• Goal
Exclude the pictures, then copy word for word the lines running from the beginning of the records through the line with "16, 21.2, 23.7]".
[start of Entries provided]
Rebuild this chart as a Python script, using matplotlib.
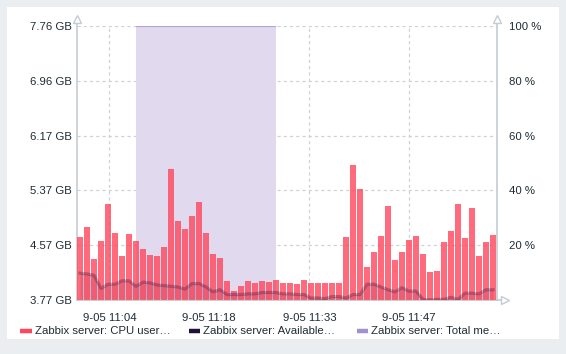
import numpy as np
import matplotlib
matplotlib.use("Agg")
import matplotlib.pyplot as plt
from matplotlib.lines import Line2D
from matplotlib.patches import Rectangle

# ---------------- data ----------------
cpu_user_pct = [23, 26.6, 15, 21.5, 35, 24.5, 16, 24, 21.5, 18.6, 16.4, 16, 19.3, 47.8, 29,
                26, 30.7, 35.8, 24.5, 16.8, 15.3, 6.9, 3.3, 5.1, 6.9, 6.2, 6.9, 6.6, 7.3, 6.2,
                6.2, 5.8, 7.3, 6.2, 6.2, 6.2, 6.2, 6.2, 23, 49.3, 40.5, 12, 17.5, 23.4, 34.3,
                14.6, 17.5, 21.9, 23.4, 16.8, 10.2, 10.6, 21.2, 25.2, 35, 22.6, 33.6, 16, 21.2, 23.7]

available_gb = [4.16, 4.15, 4.13, 3.94, 4.00, 4.00, 4.05, 4.05, 3.97, 4.03, 4.02, 3.99, 3.98, 3.97, 3.96,
                3.93, 4.01, 4.01, 3.96, 3.89, 3.92, 3.85, 3.85, 3.85, 3.86, 3.86, 3.88, 3.88, 3.88, 3.86,
                3.86, 3.85, 3.85, 3.80, 3.80, 3.79, 3.82, 3.82, 3.80, 3.85, 3.85, 4.00, 4.00, 3.96, 3.92,
                3.89, 3.95, 3.90, 3.90, 3.78, 3.77, 3.78, 3.78, 3.81, 3.78, 3.87, 3.87, 3.86, 3.92, 3.92]

total_mem_gb = [None] * 8 + [7.76] * 21 + [None] * 31

gb_min, gb_max = 3.77, 7.76
gb_tick_labels = ["3.77 GB", "4.57 GB", "5.37 GB", "6.17 GB", "6.96 GB", "7.76 GB"]
pct_ticks = [20, 40, 60, 80, 100]
pct_tick_labels = ["20 %", "40 %", "60 %", "80 %", "100 %"]
time_tick_minutes = [4.19, 18.47, 32.76, 47.04]
time_tick_labels = ["9-05 11:04", "9-05 11:18", "9-05 11:33", "9-05 11:47"]
legend_labels = ["Zabbix server: CPU user…", "Zabbix server: Available…", "Zabbix server: Total me…"]

# ---------------- style ----------------
RED = "#ff465c"
DARK = "#22103a"
LAV = "#a48fcf"
TXT = "#1f2c33"
GRID = "#cdd2d6"
AXC = "#c5ccd1"
FS = 8.2
plt.rcParams["font.family"] = ["Liberation Sans", "DejaVu Sans"]

W, H = 566, 354
fig = plt.figure(figsize=(W / 100, H / 100), dpi=100, facecolor="#ebeef0")

def fx(px):
    return px / W

def fy(py):
    return (H - py) / H

# white panel
fig.add_artist(Rectangle((fx(7), fy(339)), fx(559) - fx(7), fy(7) - fy(339),
                         transform=fig.transFigure, facecolor="white", edgecolor="none", zorder=0))

ax = fig.add_axes([fx(77), fy(300), fx(497) - fx(77), fy(26) - fy(300)])
ax.set_facecolor("none")
ax2 = ax.twinx()

n = len(cpu_user_pct)
x = np.arange(n)
xlim = (-0.43, n - 0.43)
ax.set_xlim(*xlim)
ax.set_ylim(gb_min, gb_max)
ax2.set_ylim(0, 100)

# grid
ax.set_yticks(np.linspace(gb_min, gb_max, len(gb_tick_labels)))
ax.set_yticklabels(gb_tick_labels)
ax.set_xticks(time_tick_minutes)
ax.set_xticklabels(time_tick_labels)
ax.grid(True, color=GRID, linestyle=(0, (2.5, 2.5)), linewidth=0.9, zorder=0)
ax.set_axisbelow(True)

# total memory area
tm = np.array([np.nan if v is None else v for v in total_mem_gb], dtype=float)
mask = ~np.isnan(tm)
ax.fill_between(x[mask], gb_min, tm[mask], color="#e1daee", linewidth=0, zorder=1)
ax.plot(x[mask], tm[mask], color="#b5a3da", linewidth=1.6, zorder=2, solid_capstyle="butt")

# available memory fill (behind bars)
av = np.array(available_gb)
ax.fill_between(x, gb_min, av, color="#7d86a8", alpha=0.55, linewidth=0, zorder=2)

# CPU bars
ax2.bar(x, cpu_user_pct, width=0.86, color=RED, alpha=0.8, linewidth=0, zorder=3)

# available memory line on top
ax2.plot(x, av, color=DARK, alpha=0.3, linewidth=2.3, transform=ax.transData, zorder=5,
         solid_joinstyle="round")
ax2.set_xlim(*xlim)

ax2.set_yticks(pct_ticks)
ax2.set_yticklabels(pct_tick_labels)

for a in (ax, ax2):
    for s in a.spines.values():
        s.set_visible(False)
ax.tick_params(axis="y", length=0, pad=4, labelsize=FS, labelcolor=TXT)
ax.tick_params(axis="x", length=0, pad=9.5, labelsize=FS, labelcolor=TXT)
ax2.tick_params(axis="y", length=0, pad=9, labelsize=FS, labelcolor=TXT)

# axis lines with hollow arrows
top_ext = (300 - 19) / 274
ax.plot([0, 0], [0, top_ext], transform=ax.transAxes, color=AXC, lw=1.2, clip_on=False, zorder=6)
ax.plot([1, 1], [0, top_ext], transform=ax.transAxes, color=AXC, lw=1.2, clip_on=False, zorder=6)
ax.plot([0, 1.017], [0, 0], transform=ax.transAxes, color=AXC, lw=1.2, clip_on=False, zorder=6)
for (px_, py_, m) in [(0, top_ext, "^"), (1, top_ext, "^"), (1.019, 0, ">")]:
    ax.plot([px_], [py_], marker=m, markersize=6, markerfacecolor="white",
            markeredgecolor=AXC, markeredgewidth=1.0, transform=ax.transAxes,
            clip_on=False, zorder=7)

# legend
leg_y = 331
leg_items = [(20, 32, 35, RED), (189, 200, 203, DARK), (357, 368, 371, LAV)]
for (x0, x1, tx, c), lab in zip(leg_items, legend_labels):
    fig.add_artist(Line2D([fx(x0), fx(x1)], [fy(leg_y), fy(leg_y)], transform=fig.transFigure,
                          color=c, linewidth=3.2, solid_capstyle="butt"))
    fig.text(fx(tx), fy(leg_y), lab, fontsize=FS, color=TXT, va="center", ha="left")

fig.savefig("out.png", dpi=100, facecolor=fig.get_facecolor())
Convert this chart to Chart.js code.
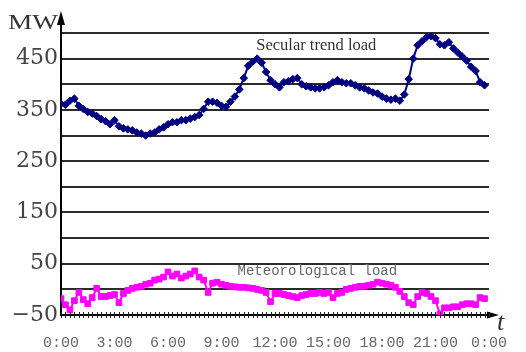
<!DOCTYPE html>
<html>
<head>
<meta charset="utf-8">
<script src="https://cdn.jsdelivr.net/npm/chart.js@4/dist/chart.umd.min.js"></script>
<style>
  html, body { margin: 0; padding: 0; background: #ffffff; }
  canvas { display: block; }
</style>
</head>
<body>
<canvas id="load" width="526" height="352"></canvas>
<script>
// Time axis: one sample every 15 minutes, 96 samples per day
const slotsPerDay = 96;
const hourLabels = ['0:00', '3:00', '6:00', '9:00', '12:00', '15:00', '18:00', '21:00', '0:00'];
const labelledLoads = [-50, 50, 150, 250, 350, 450];

// Secular trend load, MW
const secularLoad = [
  362, 360, 368, 372, 358, 352, 346, 343, 338, 332, 328, 322,
  330, 318, 314, 312, 310, 306, 304, 300, 304, 306, 312, 316,
  322, 326, 326, 330, 330, 333, 336, 340, 352, 366, 366, 364,
  358, 356, 366, 376, 390, 412, 436, 444, 450, 442, 424, 408,
  400, 394, 404, 406, 410, 412, 400, 396, 394, 392, 392, 394,
  398, 404, 408, 404, 402, 402, 398, 394, 392, 388, 384, 382,
  376, 372, 370, 372, 368, 380, 410, 450, 476, 484, 492, 494,
  490, 478, 476, 482, 470, 462, 454, 446, 434, 426, 404, 398
];

// Meteorological load, MW
const meteoLoad = [
  -18, -30, -40, -22, -6, -20, -28, -16, 2, -14, -14, -12,
  -10, -26, -8, -2, 2, 4, 6, 10, 12, 18, 20, 24,
  34, 26, 30, 22, 26, 30, 36, 24, 18, -6, 12, 14,
  10, 8, 6, 5, 4, 4, 3, 2, 0, -2, -6, -24,
  -8, -8, -10, -12, -14, -16, -12, -10, -8, -8, -6, -8,
  -6, -16, -8, -6, 0, 2, 4, 6, 6, 8, 10, 14,
  12, 10, 8, 4, -4, -14, -26, -30, -14, -6, -8, -14,
  -22, -48, -36, -36, -34, -34, -30, -28, -28, -30, -16, -18
];

const toPoints = arr => arr.map((v, i) => ({ x: i, y: v }));

// Axis arrows, quarter-hour ticks and in-plot captions
const decorations = {
  id: 'decorations',
  afterDatasetsDraw(chart) {
    const { ctx, chartArea: a, scales: { x, y } } = chart;
    ctx.save();
    ctx.fillStyle = '#000';
    ctx.strokeStyle = '#000';

    // y axis extension and arrow head
    ctx.lineWidth = 2;
    ctx.beginPath();
    ctx.moveTo(a.left, a.top);
    ctx.lineTo(a.left, a.top - 10);
    ctx.stroke();
    ctx.beginPath();
    ctx.moveTo(a.left, a.top - 22);
    ctx.lineTo(a.left - 4, a.top - 8);
    ctx.lineTo(a.left + 4, a.top - 8);
    ctx.closePath();
    ctx.fill();

    // x axis extension and arrow head
    ctx.beginPath();
    ctx.moveTo(a.right, a.bottom);
    ctx.lineTo(a.right + 4, a.bottom);
    ctx.stroke();
    ctx.beginPath();
    ctx.moveTo(a.right + 10, a.bottom);
    ctx.lineTo(a.right - 2, a.bottom - 3.5);
    ctx.lineTo(a.right - 2, a.bottom + 3.5);
    ctx.closePath();
    ctx.fill();

    // quarter-hour tick marks along the time axis
    ctx.lineWidth = 1;
    ctx.strokeStyle = '#222';
    for (let i = 0; i <= slotsPerDay; i++) {
      const px = Math.round(x.getPixelForValue(i)) + 0.5;
      ctx.beginPath();
      ctx.moveTo(px, a.bottom - 3);
      ctx.lineTo(px, a.bottom + 3);
      ctx.stroke();
    }

    // axis names
    ctx.fillStyle = '#333';
    ctx.textBaseline = 'alphabetic';
    ctx.textAlign = 'left';
    ctx.save();
    ctx.translate(8, 29);
    ctx.scale(1.3, 1);
    ctx.font = '21px "Liberation Serif", serif';
    ctx.fillText('MW', 0, 0);
    ctx.restore();
    ctx.font = 'italic 26px "Liberation Serif", serif';
    ctx.fillText('t', a.right + 8, a.bottom + 15);

    // series captions
    ctx.fillStyle = '#333';
    ctx.font = '16.5px "Liberation Serif", serif';
    ctx.textBaseline = 'middle';
    ctx.fillText('Secular trend load', x.getPixelForValue(43.8), y.getPixelForValue(475));
    ctx.fillStyle = '#666';
    ctx.font = '14px "Liberation Mono", monospace';
    ctx.fillText('Meteorological load', x.getPixelForValue(39.6), y.getPixelForValue(35));
    ctx.restore();
  }
};

new Chart(document.getElementById('load'), {
  type: 'line',
  data: {
    datasets: [
      {
        label: 'Secular trend load',
        data: toPoints(secularLoad),
        borderColor: '#000080',
        backgroundColor: '#000080',
        borderWidth: 2,
        pointStyle: 'rectRot',
        pointRadius: 3.8,
        pointBorderWidth: 1,
        tension: 0
      },
      {
        label: 'Meteorological load',
        data: toPoints(meteoLoad),
        borderColor: '#ff00ff',
        backgroundColor: '#ff00ff',
        borderWidth: 2,
        pointStyle: 'rect',
        pointRadius: 4,
        pointBorderWidth: 1,
        tension: 0
      }
    ]
  },
  options: {
    responsive: false,
    devicePixelRatio: 1,
    animation: false,
    layout: { padding: { top: 33, right: 18, left: 0, bottom: 0 } },
    plugins: { legend: { display: false }, tooltip: { enabled: false } },
    scales: {
      x: {
        type: 'linear',
        min: 0,
        max: slotsPerDay,
        afterFit(scale) { scale.height = 37; },
        grid: { display: false, drawTicks: false },
        border: { display: true, color: '#000', width: 2 },
        ticks: {
          stepSize: 12,
          autoSkip: false,
          maxRotation: 0,
          padding: 19,
          color: '#666',
          font: { family: '"Liberation Mono", monospace', size: 15 },
          callback: v => hourLabels[v / 12] ?? ''
        }
      },
      y: {
        min: -50,
        max: 500,
        afterFit(scale) { scale.width = 61; },
        grid: { color: '#2b2b2b', lineWidth: 2, drawTicks: false },
        border: { display: true, color: '#000', width: 2 },
        ticks: {
          stepSize: 50,
          autoSkip: false,
          padding: 3,
          color: '#444',
          font: { family: '"DejaVu Serif", serif', size: 22 },
          callback: v => labelledLoads.includes(v) ? String(v).replace('-', '\u2212') : ''
        }
      }
    }
  },
  plugins: [decorations]
});
</script>
</body>
</html>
[end of Entries provided]
• Solution to this problem
Rebuild this chart as a Python script, using matplotlib.
import numpy as np
import matplotlib
matplotlib.use("Agg")
import matplotlib.pyplot as plt
from matplotlib.lines import Line2D
from matplotlib.patches import Rectangle

# ---------------- data ----------------
cpu_user_pct = [23, 26.6, 15, 21.5, 35, 24.5, 16, 24, 21.5, 18.6, 16.4, 16, 19.3, 47.8, 29,
                26, 30.7, 35.8, 24.5, 16.8, 15.3, 6.9, 3.3, 5.1, 6.9, 6.2, 6.9, 6.6, 7.3, 6.2,
                6.2, 5.8, 7.3, 6.2, 6.2, 6.2, 6.2, 6.2, 23, 49.3, 40.5, 12, 17.5, 23.4, 34.3,
                14.6, 17.5, 21.9, 23.4, 16.8, 10.2, 10.6, 21.2, 25.2, 35, 22.6, 33.6, 16, 21.2, 23.7]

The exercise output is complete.